Task goal: Each line of the material must be repeated precisely, with the pictures left out.

▼▼▼

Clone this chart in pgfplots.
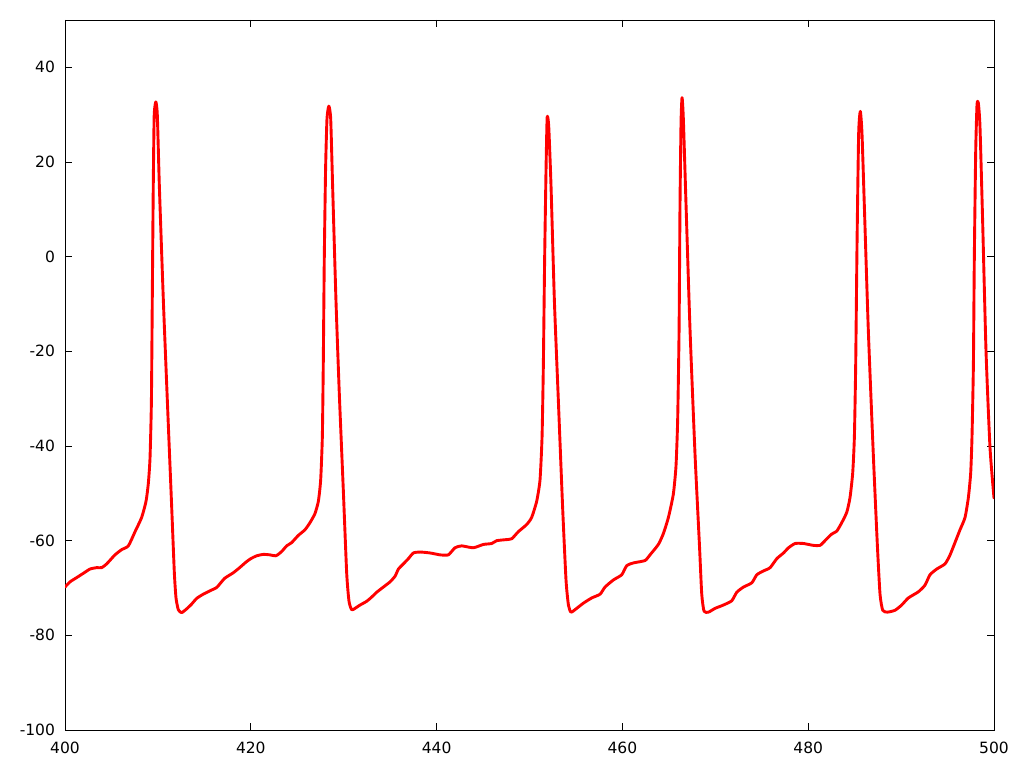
\documentclass[border=0pt]{standalone}
\usepackage{fontspec}
\setmainfont{DejaVu Sans}
\usepackage{pgfplots}
\pgfplotsset{compat=1.18}
\begin{document}
\begin{tikzpicture}[x=1pt,y=1pt]
\useasboundingbox (0,0) rectangle (1024,768);
\begin{axis}[
  at={(65pt,38pt)}, anchor=south west,
  scale only axis, width=929pt, height=710pt,
  xmin=400, xmax=500, ymin=-100, ymax=50,
  xtick={400,420,...,500}, ytick={-100,-80,...,40},
  tick align=inside, major tick length=7pt,
  xtick pos=both, ytick pos=both,
  axis line style={black, line width=0.9pt},
  tick style={black, line width=0.9pt},
  /pgf/number format/assume math mode=true,
  tick label style={font=\fontsize{15.5}{18}\selectfont},
  xticklabel style={anchor=center, yshift=-18pt},
  yticklabel style={xshift=-6.5pt},
  clip=true,
]
\addplot[red, line width=2.9pt, line join=round, line cap=round, smooth, tension=0.35] coordinates {
(400.00,-69.8) (400.54,-68.7) (401.26,-67.8) (401.97,-66.9) (402.69,-66.0)
(403.41,-65.7) (403.95,-65.7) (404.49,-64.9) (405.38,-63.0) (406.10,-61.9)
(406.82,-61.1) (407.54,-58.1) (408.25,-55.1) (408.72,-51.7) (408.97,-47.9)
(409.15,-42.6) (409.30,-30.6) (409.40,-7.9) (409.50,14.7) (409.60,29.8)
(409.78,32.7) (409.94,29.8) (410.16,14.7) (410.59,-9.4) (411.02,-30.6)
(411.49,-53.2) (411.77,-66.8) (411.95,-72.1) (412.20,-74.6) (412.56,-75.2)
(413.10,-74.4) (413.63,-73.4) (414.17,-72.2) (414.89,-71.3) (415.60,-70.6)
(416.32,-69.9) (416.68,-69.1) (417.22,-67.9) (418.10,-66.8) (418.80,-65.7)
(419.50,-64.5) (420.00,-63.8) (420.63,-63.2) (421.35,-62.9) (422.07,-63.0)
(422.70,-63.2) (423.32,-62.3) (423.86,-61.1) (424.40,-60.4) (425.11,-58.9)
(425.83,-57.7) (426.37,-56.2) (426.90,-54.3) (427.27,-51.7) (427.52,-47.2)
(427.70,-38.1) (427.80,-23.0) (427.91,-0.4) (428.05,18.5) (428.20,29.1)
(428.40,31.8) (428.60,29.1) (428.81,14.7) (429.17,-9.4) (429.53,-29.1)
(429.96,-49.4) (430.32,-66.8) (430.57,-72.8) (430.86,-74.6) (431.22,-74.3)
(431.76,-73.6) (432.48,-72.8) (433.02,-71.9) (433.55,-70.9) (434.27,-69.8)
(434.99,-68.7) (435.53,-67.5) (435.89,-66.0) (436.43,-64.9) (436.96,-63.8)
(437.50,-62.6) (438.22,-62.4) (439.30,-62.6) (440.38,-63.0) (441.26,-63.0)
(441.98,-61.5) (442.70,-61.1) (443.95,-61.5) (445.03,-60.8) (445.93,-60.6)
(446.47,-60.0) (447.37,-59.8) (448.08,-59.6) (448.80,-58.1) (449.69,-56.6)
(450.23,-55.1) (450.77,-51.7) (451.13,-47.2) (451.35,-38.1) (451.49,-23.0)
(451.63,-0.4) (451.78,18.5) (451.90,29.4) (452.07,27.5) (452.32,14.7)
(452.68,-9.4) (453.11,-30.6) (453.57,-53.2) (453.93,-68.3) (454.19,-73.6)
(454.47,-75.1) (455.08,-74.3) (455.80,-73.2) (456.70,-72.1) (457.60,-71.3)
(458.13,-69.8) (459.03,-68.3) (459.93,-67.2) (460.46,-65.3) (461.18,-64.7)
(462.43,-64.2) (462.97,-63.0) (463.87,-60.8) (464.41,-58.5) (464.95,-55.1)
(465.48,-50.2) (465.77,-44.2) (465.95,-34.3) (466.10,-15.5) (466.20,10.9)
(466.31,28.3) (466.42,33.6) (466.56,29.1) (466.85,10.9) (467.28,-15.5)
(467.82,-41.9) (468.29,-60.8) (468.54,-71.3) (468.79,-74.9) (469.26,-75.1)
(469.98,-74.3) (470.87,-73.6) (471.77,-72.7) (472.31,-70.9) (473.03,-69.8)
(473.93,-68.9) (474.47,-67.2) (475.18,-66.4) (475.90,-65.7) (476.62,-63.8)
(477.34,-62.6) (477.88,-61.5) (478.59,-60.6) (479.49,-60.6) (480.57,-61.0)
(481.27,-61.0) (481.81,-60.0) (482.53,-58.6) (483.07,-58.0) (483.61,-56.2)
(484.15,-54.0) (484.50,-50.9) (484.79,-45.7) (484.97,-38.1) (485.11,-23.0)
(485.26,3.4) (485.43,26.0) (485.61,30.7) (485.79,26.0) (486.04,10.9)
(486.47,-15.5) (487.01,-41.9) (487.44,-60.8) (487.73,-71.3) (488.02,-74.7)
(488.52,-75.1) (489.35,-74.7) (490.06,-73.6) (490.78,-72.1) (491.86,-70.8)
(492.57,-69.4) (493.11,-67.2) (493.83,-66.0) (494.73,-64.9) (495.27,-63.0)
(495.80,-60.4) (496.34,-57.7) (496.88,-55.1) (497.24,-50.9) (497.49,-45.7)
(497.63,-38.1) (497.78,-23.0) (497.88,-0.4) (498.03,22.3) (498.17,32.1)
(498.31,32.5) (498.49,27.5) (498.78,7.2) (499.14,-20.0) (499.57,-40.4)
(500.00,-51.0)
};
\end{axis}
\end{tikzpicture}
\end{document}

▲▲▲

Result of the exercise:
Clone this chart in pgfplots.
\documentclass[border=0pt]{standalone}
\usepackage{fontspec}
\setmainfont{DejaVu Sans}
\usepackage{pgfplots}
\pgfplotsset{compat=1.18}
\begin{document}
\begin{tikzpicture}[x=1pt,y=1pt]
\useasboundingbox (0,0) rectangle (1024,768);
\begin{axis}[
  at={(65pt,38pt)}, anchor=south west,
  scale only axis, width=929pt, height=710pt,
  xmin=400, xmax=500, ymin=-100, ymax=50,
  xtick={400,420,...,500}, ytick={-100,-80,...,40},
  tick align=inside, major tick length=7pt,
  xtick pos=both, ytick pos=both,
  axis line style={black, line width=0.9pt},
  tick style={black, line width=0.9pt},
  /pgf/number format/assume math mode=true,
  tick label style={font=\fontsize{15.5}{18}\selectfont},
  xticklabel style={anchor=center, yshift=-18pt},
  yticklabel style={xshift=-6.5pt},
  clip=true,
]
\addplot[red, line width=2.9pt, line join=round, line cap=round, smooth, tension=0.35] coordinates {
(400.00,-69.8) (400.54,-68.7) (401.26,-67.8) (401.97,-66.9) (402.69,-66.0)
(403.41,-65.7) (403.95,-65.7) (404.49,-64.9) (405.38,-63.0) (406.10,-61.9)
(406.82,-61.1) (407.54,-58.1) (408.25,-55.1) (408.72,-51.7) (408.97,-47.9)
(409.15,-42.6) (409.30,-30.6) (409.40,-7.9) (409.50,14.7) (409.60,29.8)
(409.78,32.7) (409.94,29.8) (410.16,14.7) (410.59,-9.4) (411.02,-30.6)
(411.49,-53.2) (411.77,-66.8) (411.95,-72.1) (412.20,-74.6) (412.56,-75.2)
(413.10,-74.4) (413.63,-73.4) (414.17,-72.2) (414.89,-71.3) (415.60,-70.6)
(416.32,-69.9) (416.68,-69.1) (417.22,-67.9) (418.10,-66.8) (418.80,-65.7)
(419.50,-64.5) (420.00,-63.8) (420.63,-63.2) (421.35,-62.9) (422.07,-63.0)
(422.70,-63.2) (423.32,-62.3) (423.86,-61.1) (424.40,-60.4) (425.11,-58.9)
(425.83,-57.7) (426.37,-56.2) (426.90,-54.3) (427.27,-51.7) (427.52,-47.2)
(427.70,-38.1) (427.80,-23.0) (427.91,-0.4) (428.05,18.5) (428.20,29.1)
(428.40,31.8) (428.60,29.1) (428.81,14.7) (429.17,-9.4) (429.53,-29.1)
(429.96,-49.4) (430.32,-66.8) (430.57,-72.8) (430.86,-74.6) (431.22,-74.3)
(431.76,-73.6) (432.48,-72.8) (433.02,-71.9) (433.55,-70.9) (434.27,-69.8)
(434.99,-68.7) (435.53,-67.5) (435.89,-66.0) (436.43,-64.9) (436.96,-63.8)
(437.50,-62.6) (438.22,-62.4) (439.30,-62.6) (440.38,-63.0) (441.26,-63.0)
(441.98,-61.5) (442.70,-61.1) (443.95,-61.5) (445.03,-60.8) (445.93,-60.6)
(446.47,-60.0) (447.37,-59.8) (448.08,-59.6) (448.80,-58.1) (449.69,-56.6)
(450.23,-55.1) (450.77,-51.7) (451.13,-47.2) (451.35,-38.1) (451.49,-23.0)
(451.63,-0.4) (451.78,18.5) (451.90,29.4) (452.07,27.5) (452.32,14.7)
(452.68,-9.4) (453.11,-30.6) (453.57,-53.2) (453.93,-68.3) (454.19,-73.6)
(454.47,-75.1) (455.08,-74.3) (455.80,-73.2) (456.70,-72.1) (457.60,-71.3)
(458.13,-69.8) (459.03,-68.3) (459.93,-67.2) (460.46,-65.3) (461.18,-64.7)
(462.43,-64.2) (462.97,-63.0) (463.87,-60.8) (464.41,-58.5) (464.95,-55.1)
(465.48,-50.2) (465.77,-44.2) (465.95,-34.3) (466.10,-15.5) (466.20,10.9)
(466.31,28.3) (466.42,33.6) (466.56,29.1) (466.85,10.9) (467.28,-15.5)
(467.82,-41.9) (468.29,-60.8) (468.54,-71.3) (468.79,-74.9) (469.26,-75.1)
(469.98,-74.3) (470.87,-73.6) (471.77,-72.7) (472.31,-70.9) (473.03,-69.8)
(473.93,-68.9) (474.47,-67.2) (475.18,-66.4) (475.90,-65.7) (476.62,-63.8)
(477.34,-62.6) (477.88,-61.5) (478.59,-60.6) (479.49,-60.6) (480.57,-61.0)
(481.27,-61.0) (481.81,-60.0) (482.53,-58.6) (483.07,-58.0) (483.61,-56.2)
(484.15,-54.0) (484.50,-50.9) (484.79,-45.7) (484.97,-38.1) (485.11,-23.0)
(485.26,3.4) (485.43,26.0) (485.61,30.7) (485.79,26.0) (486.04,10.9)
(486.47,-15.5) (487.01,-41.9) (487.44,-60.8) (487.73,-71.3) (488.02,-74.7)
(488.52,-75.1) (489.35,-74.7) (490.06,-73.6) (490.78,-72.1) (491.86,-70.8)
(492.57,-69.4) (493.11,-67.2) (493.83,-66.0) (494.73,-64.9) (495.27,-63.0)
(495.80,-60.4) (496.34,-57.7) (496.88,-55.1) (497.24,-50.9) (497.49,-45.7)
(497.63,-38.1) (497.78,-23.0) (497.88,-0.4) (498.03,22.3) (498.17,32.1)
(498.31,32.5) (498.49,27.5) (498.78,7.2) (499.14,-20.0) (499.57,-40.4)
(500.00,-51.0)
};
\end{axis}
\end{tikzpicture}
\end{document}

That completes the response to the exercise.